The 4.8M€ project is co-funded by the EC FP7 with 3.4M€.
Robots for Post Production
The Thermobot research project, coordinated by the University of Padua, Italy, aims to provide fully automated non-destructive testing in post production and in regular maintenance with the use of thermographic imaging, an automatic path and motion planning model and thermo-image analysis.
The 3.5 M€ project is co-funded by the EC FP7 with 2.5 M€.
The MiRoR research project, coordinated by the University of Nottingham, UK, aims to develop a fundamentally novel concept of a Miniaturised Robotic Machine (Mini-RoboMach) system, that equipped with intelligence-driven and autonomous abilities, will be demonstrated for holistic in-situ repair and maintenance of large and/or intricate installations.
The 5 M€ project is co-funded by the EC FP7 with 3.4 M€.
The MAINBOT research project, coordinated by Fundación Tekniker, Spain, will take available wheeled mobile platforms and climbing robots, adapting them to fulfil the industrial objectives of autonomous navigation, mobile manipulation and sensor fusion instantiated in a real industrial scenario.

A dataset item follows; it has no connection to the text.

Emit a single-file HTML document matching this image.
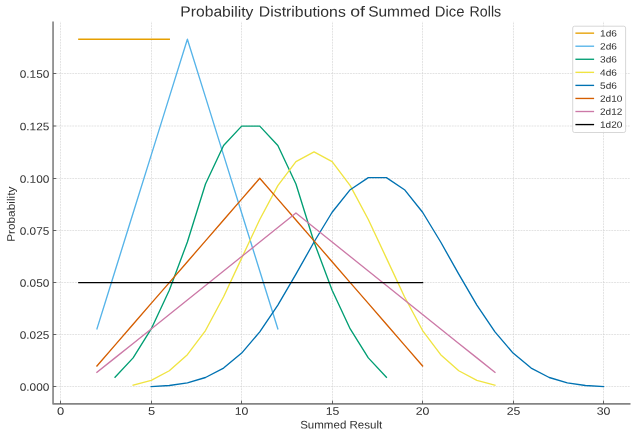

The 3.8 M€ project is co-funded by the EC FP7 with 2.5 M€.
The CableBOT research project, coordinated by Fundación Fatronik Tecnalia, Spain, aims to develop a new generation of modular and reconfigurable robotic devices that are capable of performing many different steps in the life-cycle stages of large-scale structures. Parallel cable robots extend the payloads and workspace of conventional industrial robots by more than two orders of magnitude. The main objective is to develop a new generation of modular and reconfigurable robots able to perform many different steps in the post-production of large-scale structures.
The 4.4 M€ project is co-funded by the EC FP7 with 3 M€.